The future of knowledge

Yesterday, department seminar on the future of the humanities led by Marina Garcés and based on GUNi’s 7th Higher Education in the World Report presented this week in Barcelona. Today, read this piece by Aaron Hanlon–what is the future of the humanities, of knowledge, of higher education when the situation of the professoriate is so critical?

a professoriate that can count on a job for only a year at a time is not well positioned to build, or even to consider, the future of knowledge. What is the future of plant science? What is the future of literary studies? What is the future of pedagogy, of rhetoric, of media, of communication? People with tenure and job security are now working on those things, in many cases in partnership with people outside the university, but if such people cease to exist in a professional capacity, what will become of their fields?

Double feature

Attended Ignacio Sánchez Prado’s double feature today here in Barcelona: a morning seminar on his theoretical and methodological approaches to world literature and an afternoon talk on transculturation and the global novel. Very inspiring–I hope to put that inspiration on paper very soon…

Working on…

Back to Joan Torres-Pou’s Asia en la España del siglo XIX. His chapter on Luis Valera takes me back to one of the best moments in Sombras chinescas:

Son las once de la noche. Nos queda una hora hasta que llegue el cotillón, último número de los festejos. La gente se dispersa. (…) Las señoras bajan a orillas del lago y se embarcan en los dorados juncos imperiales, que parecen iluminadas góndolas venecianas. Yo también voy en junco. Desde el lago contemplamos de nuevo aquella visión de teatral apoteosis. (…) Las señoras que estaban en Pekín el año anterior, recuerdan lo que hacían doce meses antes, y cómo estaban encerradas en las Legaciones oyendo los gritos de los boxers detrás de la negra muralla de la Tártara Ciudad. Los que no estábamos entonces en Pekín contestamos a las señoras que todo aquello fue una pesadilla, cosa soñada y nada más; y si no, ¿cómo nos estamos paseando en la misteriosa Ciudad Prohibida, por el Lago de los Lotos Purpurinos, dueños de hacer cuanto se nos antoje y gozando de maravillosa fiesta? ¿Dónde están los boxers, dónde la Corte imperial y dónde los pérfidos mandarines que la aconsejaban? Alguien, desde la proa del junco, nos contesta incoherentemente: “cadáveres de boxers hay en el fondo de este lago, la Corte pronto regresará a Pekín, y quizás nunca vuelva a celebrarse fiesta como la de esta noche.” Lo de los boxers yacentes en el limo debajo de las aguas que surcamos no agrada a las señoras; éstas quieren tornar al embarcadero de la Rotonda, y tanto más deprisa cuanto que se oyen los compases del primer vals y las aguardan sus parejas.

Working on…

Just finished my translation of Dai Jinhua’s essay–squeezed in the middle of this quarter’s teaching and while revising the book  manuscript too… Really happy to make her work available to Catalan readers in the Catalan language and for such a prestigious publication as L’Espill. It  should be out in January in a special issue on contemporary China that I have co-edited with my colleague David Martínez-Robles.

Omnivorous reading

Amitav Ghosh interviewed at The Creative Independent. What do you do when you feel creatively stuck?
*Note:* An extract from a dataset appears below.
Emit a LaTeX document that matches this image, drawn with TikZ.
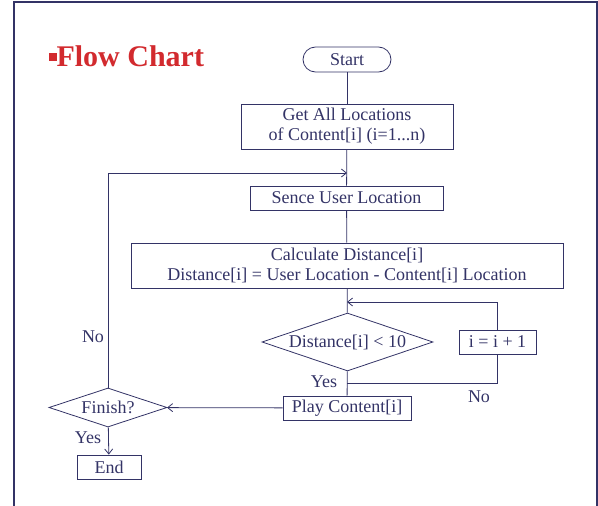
\documentclass[tikz,border=0pt]{standalone}
\usepackage{fontspec}
\setmainfont{Liberation Serif}
\usetikzlibrary{shapes.geometric,arrows.meta}
\definecolor{navy}{RGB}{51,51,102}
\definecolor{titlered}{RGB}{210,42,46}
\begin{document}
\begin{tikzpicture}[x=1pt,y=-1pt,
  every node/.style={text=navy,font=\fontsize{18}{20}\selectfont},
  box/.style={rectangle,draw=navy,line width=0.8pt,inner sep=0pt,align=center},
  test/.style={diamond,draw=navy,line width=0.8pt,inner sep=0pt},
  line/.style={draw=navy,line width=0.8pt},
  arr/.style={line,-{Straight Barb[length=5pt,width=8pt]}}]
\useasboundingbox (0,0) rectangle (598,506);
\draw [navy, line width=2pt] (14,507) -- (14,1.5) -- (596.5,1.5) -- (596.5,507);
\node [anchor=base west, text=titlered, font=\fontsize{30}{32}\selectfont\bfseries] (title) at (45,66) {\raisebox{5pt}{\rule{8pt}{8pt}}Flow Chart};
\node [box, rounded corners=12.5pt, minimum width=88pt, minimum height=25pt] (start) at (347,59.5) {Start};
\node [box, minimum width=212pt, minimum height=45pt] (get) at (347,126.5) {Get All Locations\\of Content[i] (i=1...n)};
\node [box, minimum width=193pt, minimum height=24pt] (sence) at (346.5,198) {Sence User Location};
\node [box, minimum width=432pt, minimum height=45pt] (calc) at (347,265.5) {Calculate Distance[i]\\Distance[i] = User Location - Content[i] Location};
\node [test, aspect=2.95, minimum width=171pt, minimum height=58pt] (cond) at (347.5,342) {Distance[i] < 10};
\node [box, minimum width=77pt, minimum height=24pt] (incr) at (497.5,342) {i = i + 1};
\node [box, minimum width=128pt, minimum height=24pt] (play) at (347,408) {Play Content[i]};
\node [test, aspect=3, minimum width=118pt, minimum height=39pt] (finish) at (108,407.5) {Finish?};
\node [box, minimum width=64pt, minimum height=24pt] (stop) at (109,467) {End};
\coordinate (loopin) at (347,173);
\coordinate (recheck) at (347,302);
\coordinate (yesjoin) at (347,383);
% labels
\node (nofinish) at (93,337) {No};
\node (yescond) at (324,382) {Yes};
\node (nocond) at (479,397) {No};
\node (yesfinish) at (88,438) {Yes};
% connectors
\draw [line] (start) -- (get);
\draw [line] (get) -- (sence);
\draw [line] (sence) -- (calc);
\draw [line] (calc) -- (cond);
\draw [line] (cond) -- (play);
\draw [line] (yesjoin) -| (incr);
\draw [arr] (incr) |- (recheck);
\draw [arr] (play) -- (finish);
\draw [arr] (finish) |- (loopin);
\draw [arr] (finish) -- (stop);
\end{tikzpicture}
\end{document}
I find that it’s very important to read. Really, a lot of the time I get my ideas for books or for essays, articles, whatever, from other sources. I think it’s very important to read not just literature but also history. It’s important to read poetry. It’s also very important to read in other languages because that also gives you a perspective on the world which can be very, very fruitful.

Alienation and resonance

Interesting definitions of alienation and resonance in this (rather old, given our high speed society…) interview to Hartmut Rosa on the LARB.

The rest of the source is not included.